027 of 254: Nacogdoches County Courthouse, Nacogdoches, Texas: County Population: 64,524
"Nacogdoches County, in the center of the pine belt of East Texas, is bounded on the west and south by the Angelina River and on the east by Attoyac Bayou.
"When the Spanish under Ramón arrived in 1716, they found in what is now Nacogdoches County several villages of the Caddo Indians and a large village of the Bidais. In the midst of these tribes Ramón built Nuestra Señora de la Purísima Concepción de los Hainai Mission near the mouth of Mill Creek on the Angelina River, San José de los Nazonis on Dill Creek in northwestern Nacogdoches County, and Nuestra Señora de Guadalupe de los Nacogdoches (named for the Nacogdoche Indians) on the site of present Nacogdoches.
"Immediately after the Texas Revolution the municipalities within the
Nacogdoches Department, Liberty, Jefferson, Jasper, Sabine, San Augustine, and Shelby, were established as counties of the Republic of Texas. The remaining area east of the Trinity River was designated Nacogdoches County on March 17, 1836. In April 1846 the county was further subdivided into what would eventually become all or part
of twenty other counties: Anderson, Angelina, Camp, Cherokee, Dallas, Delta, Gregg, Henderson, Hopkins, Houston, Hunt, Kaufman, Rains, Rockwall, Rusk, Smith, Trinity, Upshur, Van Zandt, and Wood."
Christopher Long, "NACOGDOCHES COUNTY," Handbook of Texas Online
I visited Nacogdoches County and photographed the courthouse on September 28, 2009 and July 14, 2013.
Nacogdoches County courthouse 1911
Designed by the Dallas firm of Lang & Witchell, this courthouse was demolished to make way for the current courthouse.
Nacogdoches County courthouse 1958
Designed by architect J. N. McCammon, this is certainly one of the more unusual courthouse designs in Texas. In his guidebook to Texas courthouses, Dr. Mavis Kelsey notes that the building has been de-scribed as "early-motel" style. This style is related to the low-slung ranch house designs that were popular in mid-century America. (The photograph on the right is the original building; it has since been altered and extended.) The original building, with its broad front porch facing a lawn, is residential, the "home" of county government, if you will. Very informal and un-institutional, the courthouse was intended to fit in to the modern look of suburban America in the 1950's. All well and good, except that as a symbol of Nacogdoches County government, the courthouse gets lost in the forest of other commercial buildings fronting the main "drag" of Nacogdoches.

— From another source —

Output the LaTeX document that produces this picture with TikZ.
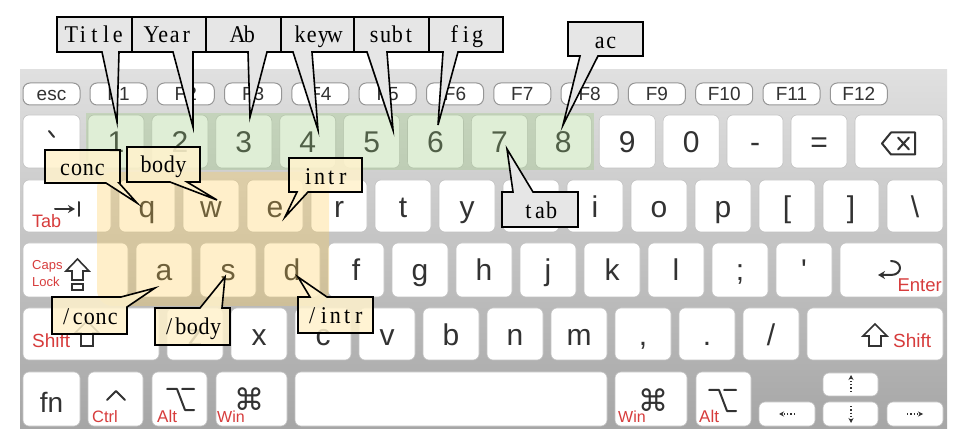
\documentclass[tikz,border=0pt]{standalone}
\usepackage{fontspec}
\newfontfamily\keyfont{Liberation Sans}
\newfontfamily\symfont{DejaVu Sans}
\newfontfamily\calfont{Liberation Serif}[FakeStretch=0.92]
\usetikzlibrary{arrows.meta}
\newcommand\mono[1]{\monoloop#1\relax}
\def\monoloop#1{\ifx\relax#1\else\makebox[11.6pt]{#1}\expandafter\monoloop\fi}
\definecolor{keytxt}{RGB}{50,50,50}
\definecolor{keyred}{RGB}{215,60,60}
\definecolor{keyedge}{RGB}{195,195,195}
\definecolor{fedge}{RGB}{150,150,150}
\definecolor{bgtop}{RGB}{224,224,224}
\definecolor{bgbot}{RGB}{166,166,166}
\definecolor{hlgreen}{RGB}{150,200,120}
\definecolor{hlyellow}{RGB}{255,205,80}
\definecolor{callgray}{RGB}{230,230,230}
\definecolor{callyellow}{RGB}{255,242,204}
\newcommand\kb[6]{%
  \pgfmathsetmacro\kbw{#4-#2}\pgfmathsetmacro\kbh{#5-#3}%
  \pgfmathsetmacro\kbx{(#2+#4)/2}\pgfmathsetmacro\kby{(#3+#5)/2}%
  \node[#6, minimum width=\kbw pt, minimum height=\kbh pt] (#1) at (\kbx,\kby) {};}
\newcommand\kl[2]{\node[klab] (l#1) at ([yshift=-38pt]#1.north) {#2};}
\newcommand\optglyph[2]{\draw[glyph] (#1,#2) -- ++(10,0) -- ++(8,21) -- ++(9,0) (#1+15,#2) -- ++(12,0);}
\begin{document}
\begin{tikzpicture}[x=1pt,y=-1pt,
 keyb/.style={draw=keyedge, line width=0.6pt, fill=white, rounded corners=6pt, inner sep=0pt, outer sep=0pt},
 fkey/.style={keyb, draw=fedge, line width=1pt, rounded corners=7pt},
 klab/.style={font=\keyfont\fontsize{30}{30}\selectfont, text=keytxt, inner sep=0pt, anchor=base},
 flab/.style={font=\keyfont\fontsize{19}{19}\selectfont, text=keytxt, inner sep=0pt, anchor=base},
 rlab/.style={font=\keyfont\fontsize{17}{17}\selectfont, text=keyred, inner sep=0pt, anchor=base west},
 glyph/.style={draw=keytxt, line width=2pt, line cap=round, line join=round},
 oglyph/.style={draw=keytxt, line width=1.6pt, line join=miter},
 darrow/.style={draw=keytxt, line width=1.3pt, dotted, -{Stealth[length=5pt,width=5pt]}},
 gcall/.style={draw=black, line width=1.6pt, fill=callgray},
 ycall/.style={draw=black, line width=1.6pt, fill=callyellow, fill opacity=0.85},
 ctext/.style={font=\calfont\fontsize{24}{24}\selectfont, text=black, inner sep=0pt, anchor=base},
]
\useasboundingbox (0,0) rectangle (953,435);
\fill[white] (0,0) rectangle (953,435);
% keyboard body
\shade[top color=bgtop, bottom color=bgbot] (20,70) rectangle (947,428);
% function row
\kb{kesc}{23}{83}{80}{105}{fkey}
\node[flab] (lesc) at ([yshift=-18pt]kesc.north) {esc};
\foreach \i in {1,...,12} {
  \pgfmathsetmacro\xa{90+67.3*(\i-1)}
  \kb{f\i}{\xa}{83}{\xa+57}{105}{fkey}
  \node[flab] (lf\i) at ([yshift=-18pt]f\i.north) {F\i};
}
% number row
\kb{kgrave}{23}{115}{80}{168}{keyb}
\draw[glyph] (49,131) -- (54,137);
\foreach \t [count=\i from 0] in {1,2,3,4,5,6,7,8,9,0} {
  \pgfmathsetmacro\xa{88+63.9*\i}
  \kb{n\t}{\xa}{115}{\xa+56}{168}{keyb}
  \kl{n\t}{\t}
}
\kb{nminus}{727}{115}{783}{168}{keyb} \kl{nminus}{-}
\kb{nequal}{791}{115}{847}{168}{keyb} \kl{nequal}{=}
\kb{kbksp}{855}{115}{943}{168}{keyb}
\draw[glyph] (882,143.5) -- (891,132.5) -- (915,132.5) -- (915,154.5) -- (891,154.5) -- cycle;
\draw[glyph] (898,137.5) -- (909,149.5) (898,149.5) -- (909,137.5);
% q row
\kb{ktab}{23}{180}{111}{232}{keyb}
\node[rlab, font=\keyfont\fontsize{18}{18}\selectfont] (ltab) at (32,228) {Tab};
\draw[glyph, -{Stealth[length=7pt,width=8pt]}] (55,209) -- (75,209);
\draw[glyph] (79,202) -- (79,216);
\foreach \t [count=\i from 0] in {q,w,e,r,t,y} {
  \pgfmathsetmacro\xa{119+64*\i}
  \kb{k\t}{\xa}{180}{\xa+56}{232}{keyb}
  \kl{k\t}{\t}
}
\kb{ku}{503}{180}{559}{232}{keyb}
\foreach \t [count=\i from 7] in {i,o,p} {
  \pgfmathsetmacro\xa{119+64*\i}
  \kb{k\t}{\xa}{180}{\xa+56}{232}{keyb}
  \kl{k\t}{\t}
}
\kb{klbr}{759}{180}{815}{232}{keyb} \kl{klbr}{[}
\kb{krbr}{823}{180}{879}{232}{keyb} \kl{krbr}{]}
\kb{kbsl}{887}{180}{943}{232}{keyb} \kl{kbsl}{\textbackslash}
% a row
\kb{kcaps}{23}{243}{128}{297}{keyb}
\node[rlab, font=\keyfont\fontsize{13}{13}\selectfont] (lcaps) at (32,270) {Caps};
\node[rlab, font=\keyfont\fontsize{13}{13}\selectfont] (llock) at (32,287) {Lock};
\draw[oglyph] (77.5,259) -- (89,271) -- (83,271) -- (83,280) -- (72,280) -- (72,271) -- (66,271) -- cycle;
\draw[oglyph] (72,284) rectangle (83,290);
\foreach \t [count=\i from 0] in {a,s,d,f,g,h,j,k,l} {
  \pgfmathsetmacro\xa{136+64*\i}
  \kb{k\t}{\xa}{243}{\xa+56}{297}{keyb}
  \kl{k\t}{\t}
}
\kb{ksemi}{712}{243}{768}{297}{keyb} \kl{ksemi}{;}
\kb{kquote}{776}{243}{832}{297}{keyb} \kl{kquote}{\char"27}
\kb{kenter}{840}{243}{943}{297}{keyb}
\node[rlab, anchor=base east, font=\keyfont\fontsize{18.5}{18.5}\selectfont] (lenter) at (942,292) {Enter};
\draw[glyph, -{Stealth[length=7pt,width=8pt]}] (891,261) .. controls (903,261) and (903,275) .. (891,275) -- (878,275);
% z row
\kb{kshl}{23}{308}{159}{360}{keyb}
\node[rlab, font=\keyfont\fontsize{19}{19}\selectfont] (lshl) at (32,348) {Shift};
\draw[oglyph] (87,321) -- (99,333) -- (93,333) -- (93,346) -- (81,346) -- (81,333) -- (75,333) -- cycle;
\foreach \t [count=\i from 0] in {z,x,c,v,b,n,m} {
  \pgfmathsetmacro\xa{167+64*\i}
  \kb{k\t}{\xa}{308}{\xa+56}{360}{keyb}
  \kl{k\t}{\t}
}
\kb{kcomma}{615}{308}{671}{360}{keyb} \kl{kcomma}{,}
\kb{kdot}{679}{308}{735}{360}{keyb} \kl{kdot}{.}
\kb{kslash}{743}{308}{799}{360}{keyb} \kl{kslash}{/}
\kb{kshr}{807}{308}{943}{360}{keyb}
\draw[oglyph] (875,324) -- (887,336) -- (881,336) -- (881,346) -- (869,346) -- (869,336) -- (863,336) -- cycle;
\node[rlab, font=\keyfont\fontsize{19}{19}\selectfont] (lshr) at (893,348) {Shift};
% bottom row
\kb{kfn}{23}{372}{80}{426}{keyb}
\node[klab, font=\keyfont\fontsize{28}{28}\selectfont] (lfn) at (51.5,412) {fn};
\kb{kctrl}{88}{372}{143}{426}{keyb}
\draw[glyph] (107,400) -- (116,391) -- (125,400);
\node[rlab, font=\keyfont\fontsize{16.5}{16.5}\selectfont] (lctrl) at (92,422) {Ctrl};
\kb{kaltl}{152}{372}{207}{426}{keyb}
\optglyph{167}{389}
\node[rlab] (laltl) at (157,422) {Alt};
\kb{kwinl}{216}{372}{287}{426}{keyb}
\node[font=\symfont\fontsize{30}{30}\selectfont, text=keytxt, inner sep=0pt] (lcmdl) at (249,399) {⌘};
\node[rlab, font=\keyfont\fontsize{16}{16}\selectfont] (lwinl) at (217,422) {Win};
\kb{kspace}{295}{372}{607}{426}{keyb}
\kb{kwinr}{615}{372}{687}{426}{keyb}
\node[font=\symfont\fontsize{30}{30}\selectfont, text=keytxt, inner sep=0pt] (lcmdr) at (653,400) {⌘};
\node[rlab, font=\keyfont\fontsize{16}{16}\selectfont] (lwinr) at (618,422) {Win};
\kb{kaltr}{696}{372}{751}{426}{keyb}
\optglyph{709}{390}
\node[rlab] (laltr) at (699,422) {Alt};
\kb{kleft}{759}{402}{815}{426}{keyb}
\kb{kup}{823}{373}{878}{396}{keyb}
\kb{kdown}{823}{402}{878}{426}{keyb}
\kb{kright}{887}{402}{943}{426}{keyb}
\draw[darrow] (795,414) -- (779,414);
\draw[darrow] (851,392) -- (851,375);
\draw[darrow] (851,406) -- (851,423);
\draw[darrow] (907,414) -- (923,414);
% highlight overlays
\fill[hlgreen, opacity=0.3] (86,113) rectangle (594,170);
\fill[hlyellow, opacity=0.3, rounded corners=16pt] (97,172) rectangle (329,306);
% gray callouts
\coordinate (tTitle) at (117,122);
\coordinate (tYear) at (193,127);
\coordinate (tAb) at (250,117);
\coordinate (tkeyw) at (318,130);
\coordinate (tsubt) at (393,130);
\coordinate (tfig) at (438,125);
\coordinate (tac) at (563,125);
\coordinate (ttab) at (507,149);
\draw[gcall] (57,17) -- (132,17) -- (132,52) -- (119,52) -- (tTitle) -- (102,52) -- (57,52) -- cycle;
\node[ctext] (Title) at (94.5,43) {\mono{Title}};
\draw[gcall] (132,17) -- (206,17) -- (206,52) -- (193,52) -- (tYear) -- (173,52) -- (132,52) -- cycle;
\node[ctext] (Year) at (169,43) {\mono{Year}};
\draw[gcall] (206,17) -- (281,17) -- (281,52) -- (267,52) -- (tAb) -- (248,52) -- (206,52) -- cycle;
\node[ctext] (Ab) at (243.5,43) {\mono{Ab}};
\draw[gcall] (281,17) -- (354,17) -- (354,52) -- (312,52) -- (tkeyw) -- (293,52) -- (281,52) -- cycle;
\node[ctext] (keyw) at (317.5,43) {\mono{keyw}};
\draw[gcall] (354,17) -- (429,17) -- (429,52) -- (387,52) -- (tsubt) -- (367,52) -- (354,52) -- cycle;
\node[ctext] (subt) at (391.5,43) {\mono{subt}};
\draw[gcall] (429,17) -- (503,17) -- (503,52) -- (458,52) -- (tfig) -- (443,52) -- (429,52) -- cycle;
\node[ctext] (fig) at (466,43) {\mono{fig}};
\draw[gcall] (568,22) -- (643,22) -- (643,56) -- (598,56) -- (tac) -- (580,56) -- (568,56) -- cycle;
\node[ctext] (ac) at (605.5,49) {\mono{ac}};
\draw[gcall] (502,192) -- (513,192) -- (ttab) -- (533,192) -- (578,192) -- (578,227) -- (502,227) -- cycle;
\node[ctext] (tab) at (540,219) {\mono{tab}};
% yellow callouts
\coordinate (tconc) at (137,203);
\coordinate (tbody) at (217,200);
\coordinate (tintr) at (285,217);
\coordinate (tsconc) at (155,288);
\coordinate (tsbody) at (225,277);
\coordinate (tsintr) at (298,277);
\draw[ycall] (45,150) -- (120,150) -- (120,183) -- (119,183) -- (tconc) -- (106,183) -- (45,183) -- cycle;
\node[ctext] (conc) at (82.5,176) {\mono{conc}};
\draw[ycall] (127,147) -- (200,147) -- (200,182) -- (187,182) -- (tbody) -- (170,182) -- (127,182) -- cycle;
\node[ctext] (body) at (163.5,173) {\mono{body}};
\draw[ycall] (289,158) -- (362,158) -- (362,192) -- (308,192) -- (tintr) -- (297,192) -- (289,192) -- cycle;
\node[ctext] (intr) at (325.5,185) {\mono{intr}};
\draw[ycall] (52,297) -- (121,297) -- (tsconc) -- (127,307) -- (127,334) -- (52,334) -- cycle;
\node[ctext] (sconc) at (89.5,325) {\mono{/conc}};
\draw[ycall] (155,308) -- (200,308) -- (tsbody) -- (222,308) -- (230,308) -- (230,345) -- (155,345) -- cycle;
\node[ctext] (sbody) at (192.5,335) {\mono{/body}};
\draw[ycall] (298,297) -- (310,297) -- (tsintr) -- (327,297) -- (373,297) -- (373,333) -- (298,333) -- cycle;
\node[ctext] (sintr) at (335.5,324) {\mono{/intr}};
\end{tikzpicture}
\end{document}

OLD SPANISH CEMETERY: 1800 - 1825
Inscription. This courthouse stands on ground used as a cemetery after Nacgodoches was rebuilt by settlers ordered out of the area when Spain gave up East Texas outposts in 1773.
Antonio Gil Y'Barbo (1729 - 1809) led the displaced persons who returned in 1779. He was the military and civil captain of militia, Lieutenant Governor and Judge of Revenue for the town and district of Nuestra Senora Del Pilar De Nacgodoches and in 1788 published the district's first criminal code. He is one of the early leaders buried in this plot.
Erected 1964 by Texas Historical Survey Commission. (Marker Number 9355.)